Good point. You have seen my level of nuance and raised me. Good show.

ETA: Now shut the fuck up about it.

You’re mean and you’re not my best friend anymore.

Same. If only Rand would take his own advice. (See the pro bono thread for evidence.)

Fuck that, dude.

That’s me and my fucking wife you’re talking about in that old thread. I’m a scumbag, and my wife is emotionally fucked up, according to you. You take runs at people all the fucking time, you just don’t have the balls to call anyone out in specific.

It’d be like me saying “All middle-aged fathers with pre-teen/young teen daughters who post on message boards OBVIOUSLY want to have pedophilic sex with all their daughters.” and then pretending I wasn’t being personally insulting to you or going after your family. When you know goddamn well there are people on the Dope who are living the lives you so disdainfully find wanting, you’re being personal.

Yeah, if and only if you’re idiosyncratically using “hurt” to mean “actual physical damage”. You hurt people all the goddamn time with your little proclamations.

I didn’t say a word about you or your wife. That’s your own inference.

Hey, now. You have to be a tax lawyer to weasel like that.

Are you sure he’s middle aged? I think he may be youngish.

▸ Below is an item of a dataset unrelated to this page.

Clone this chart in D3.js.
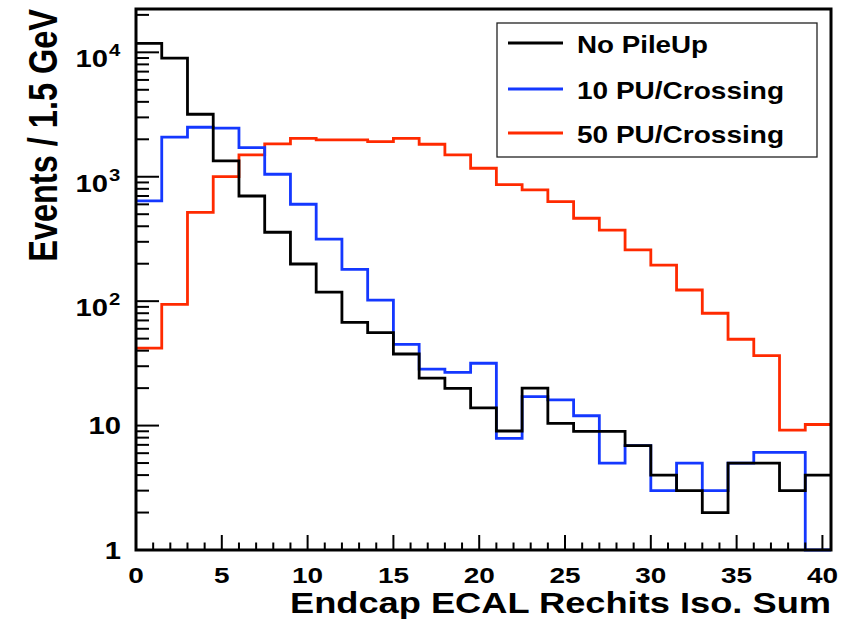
<!DOCTYPE html>
<html><head><meta charset="utf-8">
<script src="https://cdn.jsdelivr.net/npm/d3@7"></script>
<style>body{margin:0;background:#fff}svg{display:block}text{font-family:"Liberation Sans",Arial,sans-serif;font-weight:bold}</style>
</head><body><svg id="c" width="852" height="623"></svg>
<script>
const binWidth = 1.5;
const binStarts = d3.range(27).map(i => i * binWidth);
const noPileUp = [11800, 9000, 3180, 1340, 700, 358, 199, 118, 67.6, 55.8, 37.6, 24.1, 19.9, 13.9, 9.05, 20, 10.4, 9, 9, 6.9, 4, 3, 2, 5, 5, 3, 4];
const pu10 = [640, 2080, 2500, 2460, 1713, 1047, 601, 315, 180, 102, 45, 28.4, 26.8, 31.7, 7.9, 17.1, 16.1, 12, 5, 6.9, 3, 5, 3, 5, 6.1, 6.1, 1];
const pu50 = [42, 94.4, 518, 1002, 1497, 1836, 2036, 1980, 1980, 1914, 2036, 1825, 1497, 1170, 865, 783, 631, 464, 373, 258, 195, 123, 80, 49.4, 36.5, 9.2, 10.2];
const seriesNames = ["No PileUp", "10 PU/Crossing", "50 PU/Crossing"];
const seriesColors = ["#000000", "#1438ff", "#ff2a00"];
const xTicks = [0, 5, 10, 15, 20, 25, 30, 35, 40];
const yMajor = [1, 10, 100, 1000, 10000];
const yLabels = ["1", "10", "10^2", "10^3", "10^4"];
const xTitle = "Endcap ECAL Rechits Iso. Sum";
const yTitle = "Events / 1.5 GeV";

const svg = d3.select("#c");
const L = 136, R = 831, T = 9, B = 550;
const SX = 1.27; // horizontal stretch of the reference lettering
const x = d3.scaleLinear().domain([0, 40.5]).range([L, R]);
const y = d3.scaleLog().domain([1, 22300]).range([B, T]);

// histograms
const line = d3.line().x(d => x(d[0])).y(d => y(Math.max(1, d[1]))).curve(d3.curveStepAfter);
const allSeries = [pu50, pu10, noPileUp];
const allColors = [seriesColors[2], seriesColors[1], seriesColors[0]];
allSeries.forEach((vals, k) => {
  const pts = binStarts.map((s, i) => [s, vals[i]]);
  pts.push([40.5, vals[vals.length - 1]]);
  svg.append("path").attr("d", line(pts)).attr("fill", "none")
    .attr("stroke", allColors[k]).attr("stroke-width", 2.8);
});

// frame
svg.append("rect").attr("x", L).attr("y", T).attr("width", R - L).attr("height", B - T)
  .attr("fill", "none").attr("stroke", "#000").attr("stroke-width", 3);

// x ticks
const xMinor = d3.range(0, 41, 1);
svg.append("g").selectAll("line").data(xMinor).join("line")
  .attr("x1", d => x(d)).attr("x2", d => x(d)).attr("y1", B)
  .attr("y2", d => B - (d % 5 === 0 ? 15 : 7.5)).attr("stroke", "#000").attr("stroke-width", 2);
svg.append("g").selectAll("g").data(xTicks).join("g")
  .attr("transform", d => `translate(${x(d)},582.5) scale(${SX},1)`)
  .append("text").attr("text-anchor", "middle").attr("font-size", 22).text(d => d);

// y ticks
const yMinorVals = [];
for (let e = 0; e < 5; e++) for (let m = 1; m <= 9; m++) { const v = m * Math.pow(10, e); if (v <= 22300) yMinorVals.push(v); }
svg.append("g").selectAll("line").data(yMinorVals).join("line")
  .attr("x1", L).attr("x2", d => L + (yMajor.includes(d) ? 23 : 13))
  .attr("y1", d => y(d)).attr("y2", d => y(d)).attr("stroke", "#000").attr("stroke-width", 2);
yMajor.forEach((d, i) => {
  const lab = yLabels[i];
  if (lab.includes("^")) {
    const [b, p] = lab.split("^");
    svg.append("g").attr("transform", `translate(108,${y(d) + 15}) scale(${SX},1)`)
      .append("text").attr("text-anchor", "end").attr("font-size", 23).text(b);
    svg.append("g").attr("transform", `translate(109,${y(d) + 4}) scale(${SX},1)`)
      .append("text").attr("text-anchor", "start").attr("font-size", 16).text(p);
  } else {
    svg.append("g").attr("transform", `translate(121,${y(d) + 8.5}) scale(${SX},1)`)
      .append("text").attr("text-anchor", "end").attr("font-size", 23).text(lab);
  }
});

// axis titles
svg.append("text").attr("x", 290).attr("y", 613).attr("font-size", 29)
  .attr("textLength", 541).attr("lengthAdjust", "spacingAndGlyphs").text(xTitle);
svg.append("text").attr("transform", `translate(57,9) scale(${SX},1) rotate(-90)`)
  .attr("text-anchor", "end").attr("font-size", 32.5).text(yTitle);

// legend
const lg = svg.append("g");
lg.append("rect").attr("x", 497).attr("y", 23).attr("width", 320).attr("height", 134)
  .attr("fill", "#fff").attr("stroke", "#222").attr("stroke-width", 1.3);
const ly = [43, 89, 133];
const lw = [131, 207, 207];
seriesNames.forEach((n, i) => {
  lg.append("line").attr("x1", 508).attr("x2", 563).attr("y1", ly[i]).attr("y2", ly[i])
    .attr("stroke", seriesColors[i]).attr("stroke-width", 2.8);
  lg.append("text").attr("x", 577).attr("y", ly[i] + 9.5).attr("font-size", 24)
    .attr("textLength", lw[i]).attr("lengthAdjust", "spacingAndGlyphs").text(n);
});
</script></body></html>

Once upon a time I felt this way. But the reality is that online communication is rapidly becoming the prevalent mode of social interaction in 21st century America. Look at Facebook. Hundreds of millions of people, using their real names, sharing their real lives. Twitter goes straight to the phone in your pocket. It’s intimately personal in a way the old BBS wasn’t. If I had heard about someone who committed suicide over a comment on a 33.6 baud BBS, that would have made me think “wow, this person spent way too much time online and neglected their real life. What happened that they felt they had no outlet or refuge from the hateful things said at 33.6kbps? Where were their family and friends?” But today those things ARE people’s real lives. Friendships are created, grown, and maintained through online interaction.

I have moved away from the view that what is said online is just pixels on a screen. I just don’t think it reflects reality anymore. The reality is that statements online are the modern equivalent of a phone call. If you wouldn’t say it in real life, don’t say it online. That’s what I’m trying to hold myself to, and what I’m teaching my kids.